Sans compter l’humidité extrême et le très grand froid (-50, -55) ! Contrairement à l’Antarctique qui est froid et sec et qu’on traverse au printemps.

La tente est constamment glacée, la température tombe rapidement, le sac de couchage se couvre de givre. 

C’est un milieu dangereux ? Oui, surtout à cause des ours polaires. Ils se promènent, cherchent de la nourriture, sont curieux et, d’un coup, peuvent s’intéresser à l’homme !

S.Copeland

A ce propos, quelles rencontres animalières vous ont le plus impressionné ? L’ours polaire est le summum : fascinant, dangereux…une rencontre qui fait vibrer et monter l’adrénaline. C’est le prédateur le plus large, très confiant de son milieu, aussi à l’aise sur la glace que dans l’eau. Il est parfaitement adapté et surtout il peut courir jusqu’à 40Km/h. Les Inuits classent ses différents comportements : curiosité, provocation, charge. J’ai fait les trois expériences, j’ai été attaqué, j’ai eu le temps de m’adapter, échanger caméra et fusil. Il m’a chargé trois fois, agressivement, à 3 mètres, j’ai tiré à côté de lui. Dans ce cas, heureusement, c’était une femelle juvénile, simplement curieuse, et elle n’a pas insisté.

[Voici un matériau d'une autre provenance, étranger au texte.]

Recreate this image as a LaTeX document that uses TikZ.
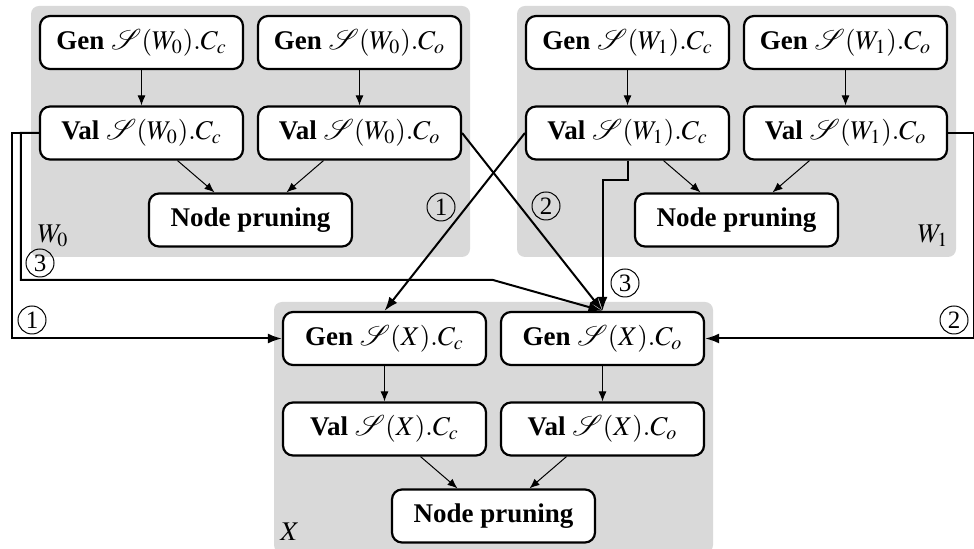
\documentclass[tikz,border=0pt]{standalone}
\usepackage{mathptmx}
\usepackage{mathrsfs}
\usepackage[no-math]{fontspec}
\setmainfont{Liberation Serif}
\usetikzlibrary{arrows.meta}
\tikzset{
  stage/.style={draw, line width=1.1pt, rounded corners=5pt, fill=white,
    minimum width=101.5pt, minimum height=26.5pt, inner sep=0pt,
    font=\fontsize{13.5}{15}\selectfont},
  panel/.style={fill=gray!30, rounded corners=4pt},
  flow/.style={-{Latex[length=5pt,width=4pt]}, line width=0.5pt},
  link/.style={-{Latex[length=7pt,width=5pt]}, line width=1pt},
  tag/.style={circle, draw, line width=0.5pt, inner sep=0pt, minimum size=14pt,
    font=\fontsize{12.5}{12.5}\selectfont},
  pname/.style={font=\fontsize{13.5}{15}\selectfont},
}
\begin{document}
\begin{tikzpicture}[x=0.5pt, y=-0.5pt]
    \useasboundingbox (0,0) rectangle (974,549);
    \foreach \p/\dx/\dy/\lx/\nm in {a/0/0/22/W_0, b/486/0/416/W_1, x/243/296/16/X}{
        \begin{scope}[shift={(\dx,\dy)}]
            \fill[panel] (31,6) rectangle (470,257);
            \node[pname] (lbl\p) at ({31+\lx}, 236) {$\nm$};
            \node[stage] (gc\p) at (141.5, 42.5) {\textbf{Gen} $\mathscr{S}(\nm).C_c$};
            \node[stage] (go\p) at (359.5, 42.5) {\textbf{Gen} $\mathscr{S}(\nm).C_o$};
            \node[stage] (vc\p) at (141.5, 133) {\textbf{Val} $\mathscr{S}(\nm).C_c$};
            \node[stage] (vo\p) at (359.5, 133) {\textbf{Val} $\mathscr{S}(\nm).C_o$};
            \node[stage] (np\p) at (250.5, 220) {\textbf{Node pruning}};
            \draw[flow] (gc\p) -- (vc\p);
            \draw[flow] (go\p) -- (vo\p);
            \draw[flow] ([xshift=18pt]vc\p.south) -- ([xshift=-18pt]np\p.north);
            \draw[flow] ([xshift=-18pt]vo\p.south) -- ([xshift=18pt]np\p.north);
        \end{scope}
    }
    \coordinate (bend) at (493, 280);
    \draw[link] (vca.west) -- ++(-27,0) |- (gcx.west);
    \draw[link] (vca.west) -- ++(-18,0) |- (bend) -- (gox.north);
    \draw[link] (vcb.west) -- (gcx.north);
    \draw[link] (voa.east) -- (gox.north);
    \draw[link] (vcb.south) -- ++(0,19) -| (gox.north);
    \draw[link] (vob.east) -- ++(26,0) |- (gox.east);
    \node[tag] (t1a) at (32, 320) {1};
    \node[tag] (t3a) at (40, 263) {3};
    \node[tag] (t1b) at (441, 207) {1};
    \node[tag] (t2a) at (546, 206) {2};
    \node[tag] (t3b) at (625, 283) {3};
    \node[tag] (t2b) at (954, 320) {2};
\end{tikzpicture}
\end{document}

Quel est leur problème majeur aujourd’hui ? L’espace, la nourriture ? L’ours chasse sur la calotte. En hiver les phoques « cultivent » des trous sur la glace; L’ours se tient à côté, se cache le museau avec la patte, attend que le phoque émerge et l’attrape.

S.Copeland

En été, la glace fond (actuellement plus tôt comme elle gèle plus tard en hiver), les étés sont de plus en plus longs, la période de jeûne s’allonge. Les ours ont plus de mal à trouver leur nourriture.

En même temps, il y a un mouvement migratoire d’ours qui commencent à sur-peupler des territoires et y créent un stress de nourriture pour certaines populations. En plus le sevrage des petits se retarde. D’où le besoin de nourriture additionnel. Il y a même des cas de cannibalisme. 

Et en Antarctique ? Les Manchots ! Il n’y a pas de gros prédateurs heureusement, donc les manchots ont à peu près la paix. 

Manchots/S.Copeland

Et les mammifères marins ? Les baleines à bosse, quand elles émergent, quand elles sautent, pour communiquer ou se débarrasser des balanes. Il y a un rythme dans leurs sauts qu’on peut presque calculer. C’est formidable de les voir venir près des bateaux, des rencontres sensuelles, très émotionnelles. 

Whale breaching/facebook

Mais l‘ours reste le symbole des problèmes du climat.

Que voulez-vous faire passer comme message lors de l’exposition sur les grilles du Luxembourg ? Vous avez dit « la beauté est un lien vers la nature », c’est cela que vous voulez exprimer ? La beauté est un véhicule qui permet d’ouvrir les esprits. La relation entre la nature et l’homme est une vieille histoire, avec un malentendu perpétuel : l’être humain a toujours voulu plier la nature à ses besoins (Siècle des Lumières, les religions – l’homme à l’image de Dieu) et la nature opère à sa façon, de façon cruelle à notre échelle.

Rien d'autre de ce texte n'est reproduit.